Wiesz co, jakoś mało km jeszcze pokonałem a do tego z "permanentnie nadającymi" dzieciakami na pokładzie
Odczucie wstępne jest pozytywne (choć mam drewniane ucho) dla kogoś, kto jest bardziej czuły może mieć większą różnicę.
Sądzę, że przy mokrej nawierzchni bądź przy większych prędkościach będzie miało wpływ.
: 13 maja 2010, 21:27
autor: Anony Mous
Witam,
a czy jest sens montowania do "benzyny" takiej maty wygłuszającej (na maskę) jaką mają fabrycznie "diesle"? czy to ograniczy "hałas" podczas jazdy czy jest montowane w dieslach głównie z myślą o lepszym "komforcie" przy wolnych obrotach?
z góry dzięki.
: 13 maja 2010, 21:42
autor: Lorry
Ja wygłuszenie pod maską mam, ale moja na postoju jest stosunkowo głośna jak na benzyne, zwłaszcza z otwartą maską, jak zamknięta cichutko. Cztery wtryskiwacze mają trochę roboty
: 14 maja 2010, 07:08
autor: rkanisz
Pierwsze co zrobiłem po zakupie Zosi (no prawie pierwsze) to zakupiłem oryginalne wyciszenie za ok 60 PLN + spinki chyba 10 sztuk. Ja różnicę odczułem
Wracając do wyciszenia z początku postu, którego zamieściłem mini manual, to przyznam, że już wyłapałem różnicę
- Jest ale nie tak odczuwalna jak mata na maskę.
Zastanawiam się nad osłoną dolną silnika, ale boję się aby nie zrobić mu za gorąco, bo powstanie poduszka od dołu i od góry
Benzyniaki jak macie
: 14 maja 2010, 09:00
autor: tomekuza
W tamtym roku założyłem na maskę wyciszenie od diesla, i dużo ciszej. Do tego nieoryginalną osłonę od dołu, też ciszej, ale na pewno bardziej czysto w komorze, przed założeniem po ulewie lub deszczu, silnik był nieźle usyfiony. Od tamtej pory spokój. Zeby dobrze zamocować pod spodem musiałem wspawać śruby w otwory na spinki, i dopiero wtedy ją porządnie przykręcić, na tych dostarczanych z osłoną bez szans.
: 25 maja 2010, 18:29
autor: Anony Mous
zamontowałem, faktycznie jest cichszy, zwłaszcza zaraz po odpaleniu, przy zimnym silniku, przy większych prędkościach (120-140 km/h) chyba trochę też, ale to już jest trudniejsze do określenia;
generalnie, jestem zadowolony
, koszt niewielki (100 pln oryginał GM), moim zdaniem warto!

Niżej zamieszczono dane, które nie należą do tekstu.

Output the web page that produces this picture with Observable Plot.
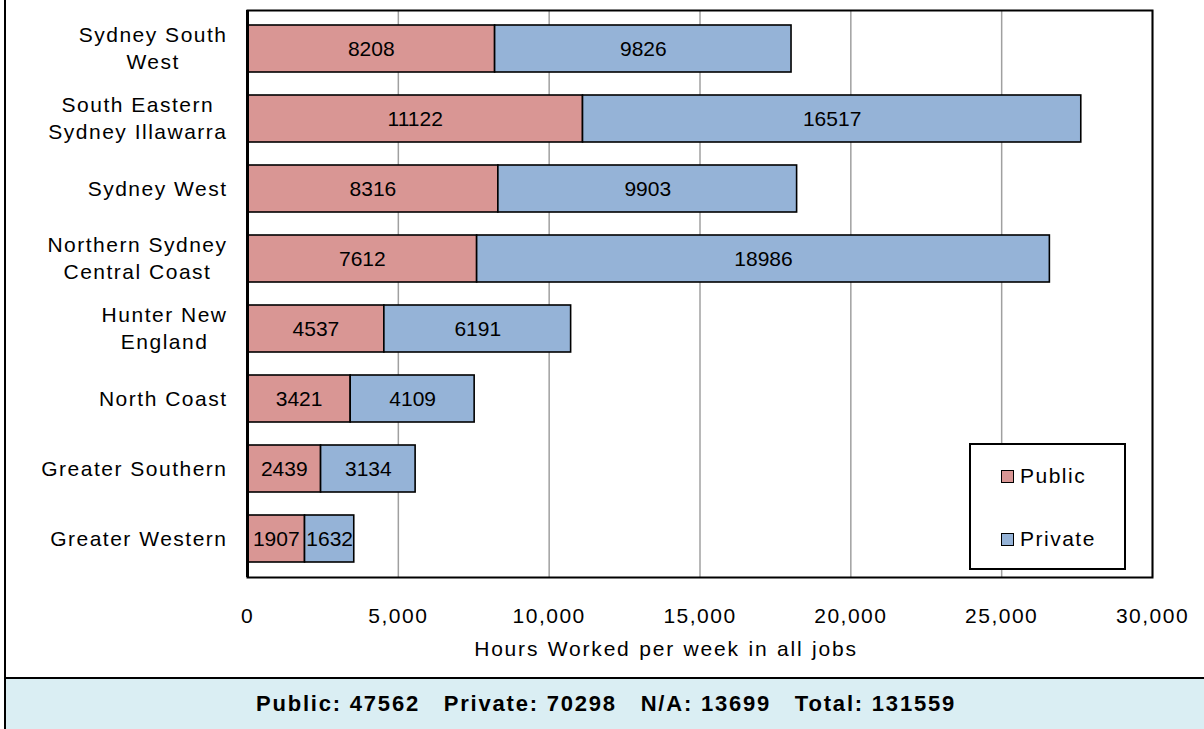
<!DOCTYPE html>
<html>
<head>
<meta charset="utf-8">
<script src="https://cdn.jsdelivr.net/npm/d3@7"></script>
<script src="https://cdn.jsdelivr.net/npm/@observablehq/plot@0.6"></script>
<style>
  html, body { margin: 0; padding: 0; background: #fff; overflow: hidden; }
  body { font-family: "Liberation Sans", Arial, sans-serif; }
  #wrap { position: relative; margin-left: 4px; border-left: 2px solid #000; width: 1200px; height: 729px; }
  #chart svg { display: block; }
  #chart g[aria-label="y-axis tick label"],
  #chart g[aria-label="x-axis tick label"] { letter-spacing: 1.5px; }
  #panel { border-top: 2px solid #000; height: 50px; background: #daeef3; text-align: center;
           font-weight: bold; font-size: 22px; letter-spacing: 1.8px; line-height: 50px; white-space: pre; color: #000; }
  #legend { position: absolute; left: 963px; top: 443px; width: 157px; height: 127px; box-sizing: border-box;
            border: 2px solid #000; background: #fff; font-size: 21px; letter-spacing: 1.5px; }
  .li { position: absolute; left: 30px; display: flex; align-items: center; }
  .sw { width: 13px; height: 13px; box-sizing: border-box; border: 1.5px solid #000; margin-right: 6px; }
</style>
</head>
<body>
<div id="wrap">
  <div id="chart"></div>
  <div id="panel"></div>
  <div id="legend"></div>
</div>
<script>
const regions = ["Sydney South West", "South Eastern Sydney Illawarra", "Sydney West", "Northern Sydney Central Coast", "Hunter New England", "North Coast", "Greater Southern", "Greater Western"];
const regionLabels = ["Sydney South\nWest", "South Eastern\nSydney Illawarra", "Sydney West", "Northern Sydney\nCentral Coast", "Hunter New\nEngland", "North Coast", "Greater Southern", "Greater Western"];
const publicHours = [8208, 11122, 8316, 7612, 4537, 3421, 2439, 1907];
const privateHours = [9826, 16517, 9903, 18986, 6191, 4109, 3134, 1632];
const seriesNames = ["Public", "Private"];
const seriesColors = ["#d99694", "#95b3d7"];
const xTicks = [0, 5000, 10000, 15000, 20000, 25000, 30000];
const xLabel = "Hours Worked per week in all jobs";
const summaryLabels = ["Public", "Private", "N/A", "Total"];
const summaryValues = [47562, 70298, 13699, 131559];

const data = [];
regions.forEach((r, i) => {
  data.push({region: r, type: seriesNames[0], value: publicHours[i]});
  data.push({region: r, type: seriesNames[1], value: privateHours[i]});
});
const labelOf = new Map(regions.map((r, i) => [r, regionLabels[i]]));

const chart = Plot.plot({
  width: 1198,
  height: 677,
  marginLeft: 241,
  marginRight: 52,
  marginTop: 10,
  marginBottom: 100,
  style: {fontFamily: "'Liberation Sans', Arial, sans-serif", fontSize: "21px", color: "#000", background: "#fff"},
  x: {domain: [0, 30000], axis: null},
  y: {domain: regions, paddingInner: 0.33, paddingOuter: 0.165, axis: null},
  color: {domain: seriesNames, range: seriesColors},
  marks: [
    Plot.gridX(xTicks, {stroke: "#a0a0a0", strokeWidth: 1.5, strokeOpacity: 1}),
    Plot.barX(data, Plot.stackX({x: "value", y: "region", fill: "type", stroke: "#000", strokeWidth: 1.6, order: null})),
    Plot.text(data, Plot.stackX({x: "value", y: "region", text: d => String(d.value), fill: "#000", fontSize: 21, order: null})),
    Plot.frame({stroke: "#000", strokeWidth: 2}),
    Plot.ruleX([0], {stroke: "#000", strokeWidth: 3}),
    Plot.axisX(xTicks, {tickSize: 0, tickPadding: 31, tickFormat: d3.format(","), fontSize: 21, label: null}),
    Plot.axisY({tickSize: 0, tickPadding: 20, dy: -2, tickFormat: r => labelOf.get(r), fontSize: 21, lineHeight: 1.3, label: null}),
    Plot.text([xLabel], {frameAnchor: "bottom", dy: 78, dx: -34, fontSize: 21, fill: "#000"})
  ]
});
document.getElementById("chart").append(chart);

// x-axis title spacing
chart.querySelectorAll("text").forEach(t => {
  if (t.textContent === xLabel) {
    t.style.letterSpacing = "1.8px";
    t.style.wordSpacing = "1px";
  }
});

// center multi-line category labels, keeping their right edge near the axis
chart.querySelectorAll('g[aria-label="y-axis tick label"] text').forEach(t => {
  if (t.querySelectorAll("tspan").length > 1) {
    const b = t.getBBox();
    t.setAttribute("text-anchor", "middle");
    const tr = t.getAttribute("transform") || "";
    t.setAttribute("transform", tr + ` translate(${b.x + b.width / 2},0)`);
  }
});

document.getElementById("panel").textContent =
  summaryLabels.map((l, i) => `${l}: ${summaryValues[i]}`).join("   ");

const legend = document.getElementById("legend");
seriesNames.forEach((name, i) => {
  const item = document.createElement("div");
  item.className = "li";
  item.style.top = (i === 0 ? 19 : 82) + "px";
  const sw = document.createElement("div");
  sw.className = "sw";
  sw.style.background = seriesColors[i];
  const tx = document.createElement("span");
  tx.textContent = name;
  item.append(sw, tx);
  legend.append(item);
});
</script>
</body>
</html>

Re: Mini wyciszenie silnika
: 27 kwie 2011, 12:58
autor: Golden
Witam
Masz moze numery GM tych wygluszeń?
Trzeba bylo cos demontowac, czy poprostu udalo sie je wsunac ??
: 27 kwie 2011, 19:01
autor: Anony Mous
jak ktoś jest chętny niech napisze na PW, kilka takich kpl mam w garażu. (nowe)
wygłuszenie pod maskę silnika też się znajdzie
: 10 mar 2013, 20:07
autor: twoj_cien1
Kolego mozesz podac numery czesci tych wygluszen?